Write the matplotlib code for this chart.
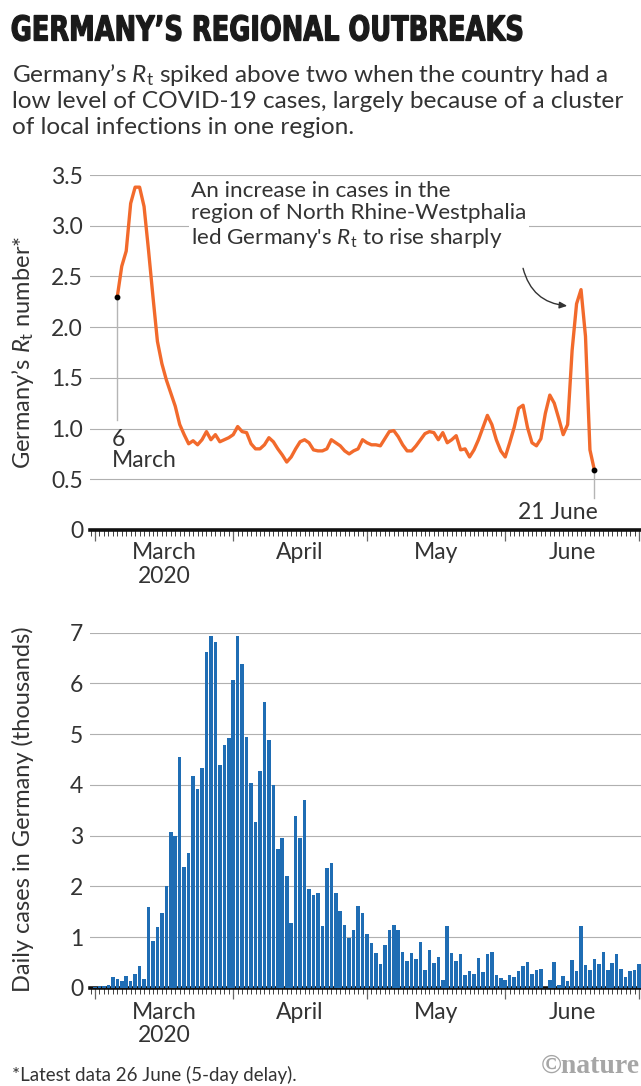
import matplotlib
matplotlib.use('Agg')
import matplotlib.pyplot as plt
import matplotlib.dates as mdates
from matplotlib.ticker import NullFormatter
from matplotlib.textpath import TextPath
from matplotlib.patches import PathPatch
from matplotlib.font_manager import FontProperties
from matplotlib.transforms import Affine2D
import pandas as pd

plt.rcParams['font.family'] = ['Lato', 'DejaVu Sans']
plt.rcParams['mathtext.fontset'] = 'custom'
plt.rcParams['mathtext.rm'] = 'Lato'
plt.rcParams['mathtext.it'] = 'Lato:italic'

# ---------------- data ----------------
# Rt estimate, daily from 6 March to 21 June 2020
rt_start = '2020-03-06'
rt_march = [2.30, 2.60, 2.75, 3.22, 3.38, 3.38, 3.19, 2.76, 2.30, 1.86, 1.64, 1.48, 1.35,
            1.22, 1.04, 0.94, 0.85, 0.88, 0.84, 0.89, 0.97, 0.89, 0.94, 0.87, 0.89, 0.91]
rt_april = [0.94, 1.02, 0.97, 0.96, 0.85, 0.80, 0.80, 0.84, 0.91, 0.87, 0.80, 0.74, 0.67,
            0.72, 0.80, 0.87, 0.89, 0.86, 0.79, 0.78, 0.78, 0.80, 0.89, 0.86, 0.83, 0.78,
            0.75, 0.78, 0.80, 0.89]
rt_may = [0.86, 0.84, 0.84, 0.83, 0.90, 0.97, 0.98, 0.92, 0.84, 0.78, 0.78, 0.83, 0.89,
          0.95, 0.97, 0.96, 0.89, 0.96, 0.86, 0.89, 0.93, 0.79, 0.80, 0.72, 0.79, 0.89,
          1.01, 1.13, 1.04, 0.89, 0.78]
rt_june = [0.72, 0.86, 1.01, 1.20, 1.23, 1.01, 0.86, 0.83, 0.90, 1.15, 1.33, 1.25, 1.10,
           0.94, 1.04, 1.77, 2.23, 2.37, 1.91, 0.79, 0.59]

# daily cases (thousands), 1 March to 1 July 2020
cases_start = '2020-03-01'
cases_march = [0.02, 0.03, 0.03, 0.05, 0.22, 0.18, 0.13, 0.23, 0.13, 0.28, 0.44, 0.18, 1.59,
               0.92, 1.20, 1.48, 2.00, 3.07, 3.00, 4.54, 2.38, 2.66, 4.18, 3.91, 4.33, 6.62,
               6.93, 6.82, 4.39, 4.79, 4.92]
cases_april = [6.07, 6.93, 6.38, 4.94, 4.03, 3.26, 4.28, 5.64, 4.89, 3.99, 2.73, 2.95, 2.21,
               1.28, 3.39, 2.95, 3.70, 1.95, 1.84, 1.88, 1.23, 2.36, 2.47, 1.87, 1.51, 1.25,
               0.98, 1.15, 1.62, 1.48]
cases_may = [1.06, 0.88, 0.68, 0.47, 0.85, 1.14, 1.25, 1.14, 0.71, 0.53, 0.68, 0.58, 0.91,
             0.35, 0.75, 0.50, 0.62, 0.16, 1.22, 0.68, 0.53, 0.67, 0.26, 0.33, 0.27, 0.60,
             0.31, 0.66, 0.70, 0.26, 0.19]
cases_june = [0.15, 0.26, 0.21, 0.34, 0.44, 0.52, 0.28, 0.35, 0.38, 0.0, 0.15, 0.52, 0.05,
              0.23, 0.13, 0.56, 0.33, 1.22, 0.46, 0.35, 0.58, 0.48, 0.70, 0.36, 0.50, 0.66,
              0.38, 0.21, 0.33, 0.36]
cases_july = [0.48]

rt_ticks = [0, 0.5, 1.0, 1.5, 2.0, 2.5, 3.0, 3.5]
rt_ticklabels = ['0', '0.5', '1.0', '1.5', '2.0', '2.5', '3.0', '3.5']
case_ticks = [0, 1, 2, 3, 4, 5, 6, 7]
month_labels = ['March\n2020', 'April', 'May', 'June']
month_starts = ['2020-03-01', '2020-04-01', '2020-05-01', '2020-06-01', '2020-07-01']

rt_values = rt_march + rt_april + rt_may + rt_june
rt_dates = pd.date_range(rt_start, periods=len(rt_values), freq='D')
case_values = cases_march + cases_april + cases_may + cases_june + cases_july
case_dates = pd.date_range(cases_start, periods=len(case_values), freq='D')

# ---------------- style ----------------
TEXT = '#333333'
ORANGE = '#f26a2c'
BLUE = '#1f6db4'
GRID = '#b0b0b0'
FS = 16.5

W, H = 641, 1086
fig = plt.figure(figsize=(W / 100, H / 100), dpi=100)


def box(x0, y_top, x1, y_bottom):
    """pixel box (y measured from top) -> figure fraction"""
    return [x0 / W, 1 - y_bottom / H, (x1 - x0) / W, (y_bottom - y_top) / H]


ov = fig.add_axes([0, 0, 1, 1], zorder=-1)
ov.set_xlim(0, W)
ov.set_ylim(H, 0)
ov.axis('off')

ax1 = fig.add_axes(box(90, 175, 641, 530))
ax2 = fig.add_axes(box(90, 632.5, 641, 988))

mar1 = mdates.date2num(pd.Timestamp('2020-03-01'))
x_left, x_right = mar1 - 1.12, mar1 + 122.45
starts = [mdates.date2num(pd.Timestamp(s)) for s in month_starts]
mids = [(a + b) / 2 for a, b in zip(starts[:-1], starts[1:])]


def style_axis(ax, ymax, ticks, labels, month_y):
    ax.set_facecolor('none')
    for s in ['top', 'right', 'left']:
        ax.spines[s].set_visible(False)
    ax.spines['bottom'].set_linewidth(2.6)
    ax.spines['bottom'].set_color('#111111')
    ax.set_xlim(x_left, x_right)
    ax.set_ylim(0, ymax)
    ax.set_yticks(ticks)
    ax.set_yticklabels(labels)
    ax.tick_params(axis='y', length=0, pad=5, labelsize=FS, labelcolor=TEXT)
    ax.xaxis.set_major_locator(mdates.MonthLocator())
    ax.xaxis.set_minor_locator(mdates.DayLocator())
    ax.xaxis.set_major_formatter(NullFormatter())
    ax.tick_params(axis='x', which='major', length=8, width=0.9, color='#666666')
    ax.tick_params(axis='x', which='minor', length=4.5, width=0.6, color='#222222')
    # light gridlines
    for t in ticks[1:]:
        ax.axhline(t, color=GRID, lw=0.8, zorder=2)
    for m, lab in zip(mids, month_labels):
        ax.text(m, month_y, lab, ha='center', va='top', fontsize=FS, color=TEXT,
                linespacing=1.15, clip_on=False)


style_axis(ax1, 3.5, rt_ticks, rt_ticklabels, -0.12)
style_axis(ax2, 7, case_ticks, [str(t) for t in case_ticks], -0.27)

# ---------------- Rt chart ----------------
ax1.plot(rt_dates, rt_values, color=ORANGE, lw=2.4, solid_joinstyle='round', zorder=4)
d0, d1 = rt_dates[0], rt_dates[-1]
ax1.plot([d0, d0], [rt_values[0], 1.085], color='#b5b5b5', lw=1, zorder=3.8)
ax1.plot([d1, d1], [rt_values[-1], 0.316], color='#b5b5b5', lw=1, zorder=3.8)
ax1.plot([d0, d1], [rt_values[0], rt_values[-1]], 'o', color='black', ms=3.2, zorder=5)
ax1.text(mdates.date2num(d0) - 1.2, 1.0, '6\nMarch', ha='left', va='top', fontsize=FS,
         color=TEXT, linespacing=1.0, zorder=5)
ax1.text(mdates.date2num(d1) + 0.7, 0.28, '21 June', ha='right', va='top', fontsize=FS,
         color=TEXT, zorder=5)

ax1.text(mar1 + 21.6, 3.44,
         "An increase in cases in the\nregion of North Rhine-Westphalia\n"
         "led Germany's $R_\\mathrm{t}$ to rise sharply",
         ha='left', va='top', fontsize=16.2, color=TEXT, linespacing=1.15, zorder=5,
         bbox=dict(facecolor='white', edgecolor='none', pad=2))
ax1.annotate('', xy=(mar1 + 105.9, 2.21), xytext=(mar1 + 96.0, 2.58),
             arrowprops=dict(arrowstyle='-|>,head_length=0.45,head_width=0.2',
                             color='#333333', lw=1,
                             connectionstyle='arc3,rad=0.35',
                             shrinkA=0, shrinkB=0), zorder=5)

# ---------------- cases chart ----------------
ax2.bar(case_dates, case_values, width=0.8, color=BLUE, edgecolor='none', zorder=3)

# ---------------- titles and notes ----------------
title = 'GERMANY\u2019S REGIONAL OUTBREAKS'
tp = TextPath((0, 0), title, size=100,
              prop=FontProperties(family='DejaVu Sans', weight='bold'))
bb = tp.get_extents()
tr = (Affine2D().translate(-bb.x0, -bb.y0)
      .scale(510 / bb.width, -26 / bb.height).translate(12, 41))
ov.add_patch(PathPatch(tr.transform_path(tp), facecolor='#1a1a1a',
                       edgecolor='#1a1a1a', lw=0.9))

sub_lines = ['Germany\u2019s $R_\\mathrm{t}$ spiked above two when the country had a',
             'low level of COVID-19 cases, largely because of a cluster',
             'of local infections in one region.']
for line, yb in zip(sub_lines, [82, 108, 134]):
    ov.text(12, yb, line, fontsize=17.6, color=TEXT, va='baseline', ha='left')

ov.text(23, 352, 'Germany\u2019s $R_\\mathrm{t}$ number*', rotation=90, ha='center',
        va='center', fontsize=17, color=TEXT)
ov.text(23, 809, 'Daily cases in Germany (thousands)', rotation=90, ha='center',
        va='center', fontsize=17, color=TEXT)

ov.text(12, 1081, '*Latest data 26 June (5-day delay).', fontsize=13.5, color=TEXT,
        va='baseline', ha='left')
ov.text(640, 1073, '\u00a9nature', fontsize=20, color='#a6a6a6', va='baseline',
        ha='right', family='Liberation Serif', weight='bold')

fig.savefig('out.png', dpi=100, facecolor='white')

▶ Instruction: Leave the pictures out and reproduce exactly the lines from the top of the listing above through the line with "plt.rcParams['mathtext.it'] = 'Lato:italic'".

▶ Completed exercise:
Write the matplotlib code for this chart.
import matplotlib
matplotlib.use('Agg')
import matplotlib.pyplot as plt
import matplotlib.dates as mdates
from matplotlib.ticker import NullFormatter
from matplotlib.textpath import TextPath
from matplotlib.patches import PathPatch
from matplotlib.font_manager import FontProperties
from matplotlib.transforms import Affine2D
import pandas as pd

plt.rcParams['font.family'] = ['Lato', 'DejaVu Sans']
plt.rcParams['mathtext.fontset'] = 'custom'
plt.rcParams['mathtext.rm'] = 'Lato'
plt.rcParams['mathtext.it'] = 'Lato:italic'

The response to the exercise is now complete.